■【馬ロマン】
第八回目ゲスト:小西英司さん(全4話)
-馬たちのことー(1/3)-
Q:昼夜放牧になじめない馬もいると思うのですが、その場合何か対策があるのでしょうか?
一般的にサラブレッドは、昼夜放牧に順応するのに他の馬より時間がかかります。
馬の年令にもよりますが、1年くらいはかかるようです。
基本的に高齢の馬でない限り、健康であれば時間の差はあれ、順応できると思います。
現在40頭いる引退馬の中で、最終的に第1段階の放牧場に行けないと思われるのは、4頭です。
3頭は高齢のため、1頭は慢性の蹄の病気のためです。
私たちは、何がなんでも昼夜放牧とは考えていません。
私たちの重要な仕事の1つは、馬を4段階ある飼育環境※の、どこにシフトするか決めていくことです。
それには馬の体の状態はもちろん、精神面、友好関係や季節などを配慮して、決定します。
そのような中で個体差はありますが、徐々にステップアップして、昼夜放牧に慣れていきます。
長年厩舎生活してきた馬たちも、馬が本来持っている順応力や免疫力は、失っていません。
私たちの仕事は、それを上手く引き出してやる事だと思っています。
※4段階の飼育環境
1段階・・・健康上問題のない馬→本放牧地で昼夜放牧生活。風雨の日は馬たちが自分の考えで行動し、森や退避屋根に避難します。

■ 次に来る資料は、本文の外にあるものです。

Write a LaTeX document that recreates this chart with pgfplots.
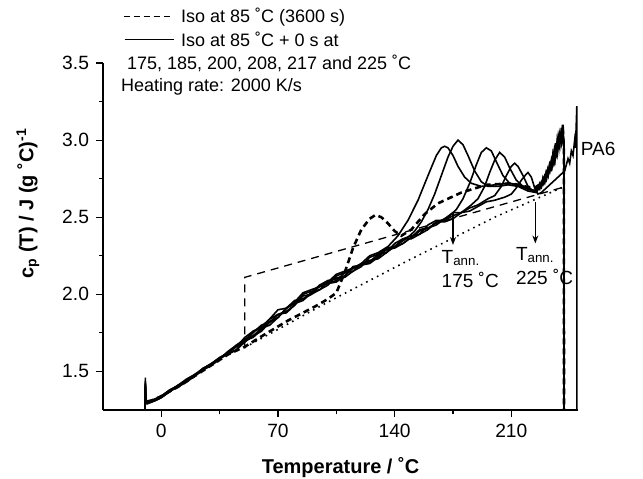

2段階・・・昼夜放牧生活に身体を慣らしている馬、少し痩せてしまったり、怪我をしてしまった馬、毎日特別な治療が必要な馬。→アート牧場側の放牧地。いつでも馬を注意して見る事ができ、風雨の日でもすぐに馬着を着せたりと、細やかにケアができます。
3段階・・・熱が出たり、怪我のため特別なケアが必要な馬。→アート牧場側放牧地の屋根付きパドック。風雨でも馬体は濡れず、外的要因のストレスを軽減できます。
4段階・・・厩舎での飼養が必要な馬→車で5分ほどの厩舎。外的要因のストレスをなくし、治療等に専念できます。